James Hodge '09 says stereotypes aren't always a bad thing.
“Stereotypes are an adaptive mechanism that allow us to see the world with less effort,” Hodge said. “If you had to go through life categorizing every single thing you saw or experienced, it would be exhausting. Luckily, the brain developed a shortcut.”
The problem, Hodge says, is when we use stereotypes about a particular group to categorize one person.
“When applied at an individual level, stereotypes can lose much of their accuracy,” he said. “This is where problems often arise.”
Hodge would know. He’s been researching stereotypes, prejudice, and discrimination for nearly ten years. Today, he’s a fifth-year doctoral student studying social psychology at the University of Vermont wrapping up a four-year study designed to understand the stigma experienced by people living with HIV and AIDS in rural populations.
“We want to learn how community attitude influences perceptions of prejudice and discrimination,” Hodge said “As a society, attitudes toward those with HIV and AIDS have become more accepting, but we wanted to understand the experience of those people who live in more isolated, rural communities. Is it the same as living in a large city?”
Hodge traveled across New England, administering psychological measures and conducting face-to-face interviews with hundreds of research participants to find out if they feel stigmatized by their diagnosis, and if experiencing stigma has affected them.

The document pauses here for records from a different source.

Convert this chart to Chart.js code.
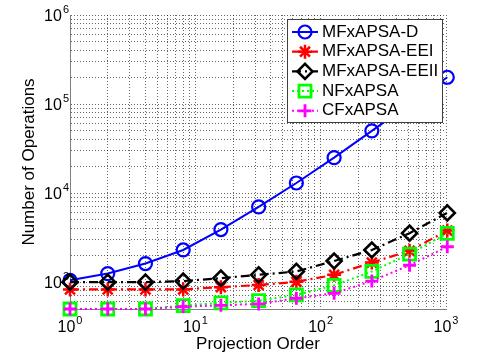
<!DOCTYPE html>
<html>
<head>
<meta charset="utf-8">
<script src="https://cdn.jsdelivr.net/npm/chart.js@4/dist/chart.umd.min.js"></script>
<style>
  html, body { margin: 0; padding: 0; background: #fff; }
  #wrap { width: 481px; height: 354px; }
</style>
</head>
<body>
<div id="wrap"><canvas id="myChart" width="481" height="354"></canvas></div>
<script>
// projection orders (x) and operation counts per method (y)
const orders   = [1, 2, 4, 8, 16, 32, 64, 128, 256, 512, 1024];
const mfD      = [1050, 1250, 1620, 2300, 3900, 7000, 13000, 25000, 50000, 100000, 200000];
const mfEEI    = [830, 830, 830, 830, 880, 930, 1010, 1210, 1660, 2250, 3800];
const mfEEII   = [1000, 1000, 1000, 1030, 1110, 1210, 1320, 1730, 2300, 3550, 6000];
const nf       = [500, 500, 500, 545, 585, 620, 720, 920, 1320, 2070, 3540];
const cf       = [500, 500, 500, 530, 550, 570, 660, 750, 1030, 1550, 2500];
const seriesNames = ['MFxAPSA-D', 'MFxAPSA-EEI', 'MFxAPSA-EEII', 'NFxAPSA', 'CFxAPSA'];
const xTickExps = [0, 1, 2, 3];
const yTickExps = [3, 4, 5, 6];
const xTitle = 'Projection Order';
const yTitle = 'Number of Operations';

const FONT = '"Liberation Sans", Arial, sans-serif';

function pts(vals) {
  return orders.map((x, i) => ({ x: x, y: vals[i] }));
}

// log grid at 1..9 x 10^e between lo and hi
function logTicks(lo, hi) {
  const out = [];
  for (let e = Math.floor(Math.log10(lo)); e <= Math.ceil(Math.log10(hi)); e++) {
    for (let k = 1; k <= 9; k++) {
      const v = k * Math.pow(10, e);
      if (v >= lo - 1e-9 && v <= hi + 1e-9) out.push({ value: v });
    }
  }
  return out;
}

function drawPow(ctx, x, baseline, e, align) {
  ctx.font = '16px ' + FONT;
  const wb = ctx.measureText('10').width;
  ctx.font = '11px ' + FONT;
  const we = ctx.measureText(String(e)).width;
  const total = wb + 1 + we;
  const left = align === 'center' ? x - total / 2 : x - total;
  ctx.textAlign = 'left';
  ctx.textBaseline = 'alphabetic';
  ctx.font = '16px ' + FONT;
  ctx.fillText('10', left, baseline);
  ctx.font = '11px ' + FONT;
  ctx.fillText(String(e), left + wb + 1, baseline - 8);
}

const matlabText = {
  id: 'matlabText',
  afterDraw(chart) {
    const ctx = chart.ctx;
    const xs = chart.scales.x, ys = chart.scales.y;
    const area = chart.chartArea;
    ctx.save();
    ctx.fillStyle = '#000';
    xTickExps.forEach(e => {
      drawPow(ctx, xs.getPixelForValue(Math.pow(10, e)), area.bottom + 23, e, 'center');
    });
    yTickExps.forEach(e => {
      drawPow(ctx, area.left - 1, ys.getPixelForValue(Math.pow(10, e)) + 6, e, 'right');
    });
    // axis titles
    ctx.font = '17px ' + FONT;
    ctx.textAlign = 'center';
    ctx.textBaseline = 'alphabetic';
    ctx.fillText(xTitle, (area.left + area.right) / 2, area.bottom + 40);
    ctx.save();
    ctx.translate(29, (area.top + area.bottom) / 2);
    ctx.rotate(-Math.PI / 2);
    ctx.textBaseline = 'middle';
    ctx.fillText(yTitle, 0, 0);
    ctx.restore();

    // legend box, matlab style (line + marker)
    const bx = area.right - 159, by = area.top + 4, bw = 155, bh = 103;
    ctx.fillStyle = '#fff';
    ctx.fillRect(bx, by, bw, bh);
    ctx.strokeStyle = '#404040';
    ctx.lineWidth = 1;
    ctx.strokeRect(bx + 0.5, by + 0.5, bw, bh);
    chart.data.datasets.forEach((ds, i) => {
      const y = by + 13 + i * 19.7;
      const x0 = bx + 5, x1 = bx + 31, xm = (x0 + x1) / 2;
      ctx.save();
      ctx.strokeStyle = ds.borderColor;
      ctx.lineWidth = ds.borderWidth;
      ctx.setLineDash(ds.borderDash || []);
      ctx.beginPath();
      ctx.moveTo(x0, y);
      ctx.lineTo(x1, y);
      ctx.stroke();
      ctx.setLineDash([]);
      ctx.lineWidth = ds.pointBorderWidth;
      ctx.fillStyle = 'rgba(0,0,0,0)';
      Chart.helpers.drawPoint(ctx, {
        pointStyle: ds.pointStyle,
        radius: ds.pointRadius,
        rotation: 0,
        borderWidth: ds.pointBorderWidth
      }, xm, y);
      ctx.restore();
      ctx.fillStyle = '#000';
      ctx.font = '17px ' + FONT;
      ctx.textAlign = 'left';
      ctx.textBaseline = 'middle';
      ctx.fillText(seriesNames[i], bx + 35, y);
    });
    ctx.restore();
  }
};

const common = {
  fill: false,
  tension: 0,
  clip: false,
  pointBackgroundColor: 'rgba(0,0,0,0)',
  backgroundColor: 'rgba(0,0,0,0)'
};

new Chart(document.getElementById('myChart').getContext('2d'), {
  type: 'line',
  data: {
    datasets: [
      Object.assign({}, common, {
        label: seriesNames[0], data: pts(mfD), order: 5,
        borderColor: '#0000ff', pointBorderColor: '#0000ff', borderWidth: 2,
        pointStyle: 'circle', pointRadius: 6.5, pointBorderWidth: 2.2
      }),
      Object.assign({}, common, {
        label: seriesNames[1], data: pts(mfEEI), order: 4,
        borderColor: '#ff0000', pointBorderColor: '#ff0000', borderWidth: 2.2, borderDash: [9, 4, 2, 4],
        pointStyle: 'star', pointRadius: 7, pointBorderWidth: 2.5
      }),
      Object.assign({}, common, {
        label: seriesNames[2], data: pts(mfEEII), order: 3,
        borderColor: '#000000', pointBorderColor: '#000000', borderWidth: 2.2, borderDash: [9, 4, 2, 4],
        pointStyle: 'rectRot', pointRadius: 7.5, pointBorderWidth: 2.6
      }),
      Object.assign({}, common, {
        label: seriesNames[3], data: pts(nf), order: 2,
        borderColor: '#00ff00', pointBorderColor: '#00ff00', borderWidth: 2, borderDash: [2, 3],
        pointStyle: 'rect', pointRadius: 8.5, pointBorderWidth: 2.8
      }),
      Object.assign({}, common, {
        label: seriesNames[4], data: pts(cf), order: 1,
        borderColor: '#ff00ff', pointBorderColor: '#ff00ff', borderWidth: 2, borderDash: [2, 3],
        pointStyle: 'cross', pointRadius: 6.5, pointBorderWidth: 2.8
      })
    ]
  },
  options: {
    responsive: false,
    animation: false,
    devicePixelRatio: 1,
    events: [],
    layout: { autoPadding: false, padding: { left: 70, right: 35, top: 15, bottom: 45 } },
    plugins: { legend: { display: false }, tooltip: { enabled: false } },
    scales: {
      x: {
        type: 'logarithmic', min: 1, max: 1000,
        afterBuildTicks: s => { s.ticks = logTicks(1, 1000); },
        ticks: { display: false },
        grid: { color: 'rgba(0,0,0,0.6)', lineWidth: 1, drawTicks: false },
        border: { display: true, color: '#7f7f7f', width: 1, dash: [1, 2] }
      },
      y: {
        type: 'logarithmic', min: 500, max: 1e6,
        afterBuildTicks: s => { s.ticks = logTicks(500, 1e6); },
        ticks: { display: false },
        grid: { color: 'rgba(0,0,0,0.6)', lineWidth: 1, drawTicks: false },
        border: { display: true, color: '#7f7f7f', width: 1, dash: [1, 2] }
      }
    }
  },
  plugins: [matlabText]
});
</script>
</body>
</html>
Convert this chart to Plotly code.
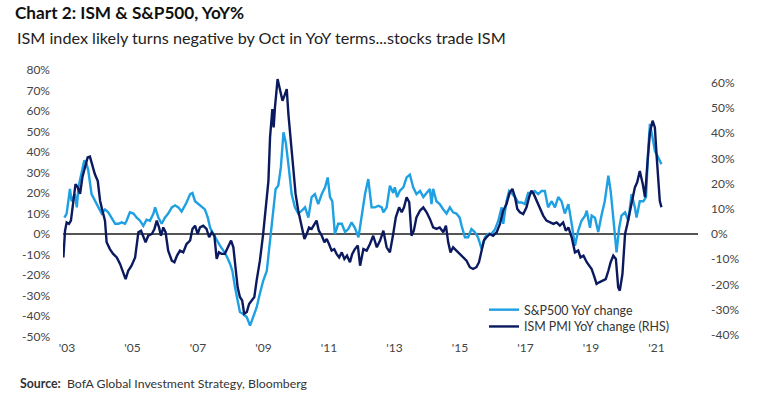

“Participants often say that when they were first diagnosed with HIV/AIDS, they felt very stigmatized, but now, as a society, people have generally become more accepting and the stigma is less apparent,” Hodge said.
Hodge sees that as a sign of hope. He says negative stereotypes, such as those surrounding people with HIV and AIDS, can be changed if the person doing the stereotyping is willing to be flexible and think critically.
“When you point it out, if the person has the cognitive resources to see how and why it is wrong, they can change their minds,” he said. “We tend to fall back on stereotypes if we are not reflective and consciously thinking about what the stereotype is saying, and why it may not be true for every single person.”
Hodge plans to share his research findings with AIDS service organizations and through research articles and conference presentations at the Association for Psychological Science (APS), a professional organization for the advancement of scientifically oriented psychology. Hodge just finished his term as president of the APS Student Caucus (APSSC) Executive Board, and is now serving as past-president.
It’s a role he stepped into after serving as the APSSC Undergraduate Advocate, a role most recently filled by another Behrend alumna, Jessica Schubert ’09, a sixth-year doctoral candidate in the clinical psychology program at Binghamton University.
Behrend psychology students are no strangers to APS because they have the opportunity to participate in the annual APS convention as undergraduates. Hodge presented research at the international convention every year.
“At Behrend, I was given a lot of chances to do research, present at conferences, mentor other students, and do community service,” Hodge said. “I learned early on to take advantage of those opportunities, with a perfect example being the APS conventions.”
Hodge said it gave him a leg-up in graduate school. “I acclimated quickly because I’d done a lot of graduate-level work already at Behrend,” he said. “I felt so much more prepared than a lot of my peers.”
With successful alumni like Hodge and Schubert, it would hardly be a surprise if the Behrend psychology program is stereotyped as a place for high achievers and inspired doers.
“I didn’t get where I am today because I’m brilliant,” he said. “I got here because I had a phenomenal support network at Behrend and took advantage of the myriad opportunities I was given there.”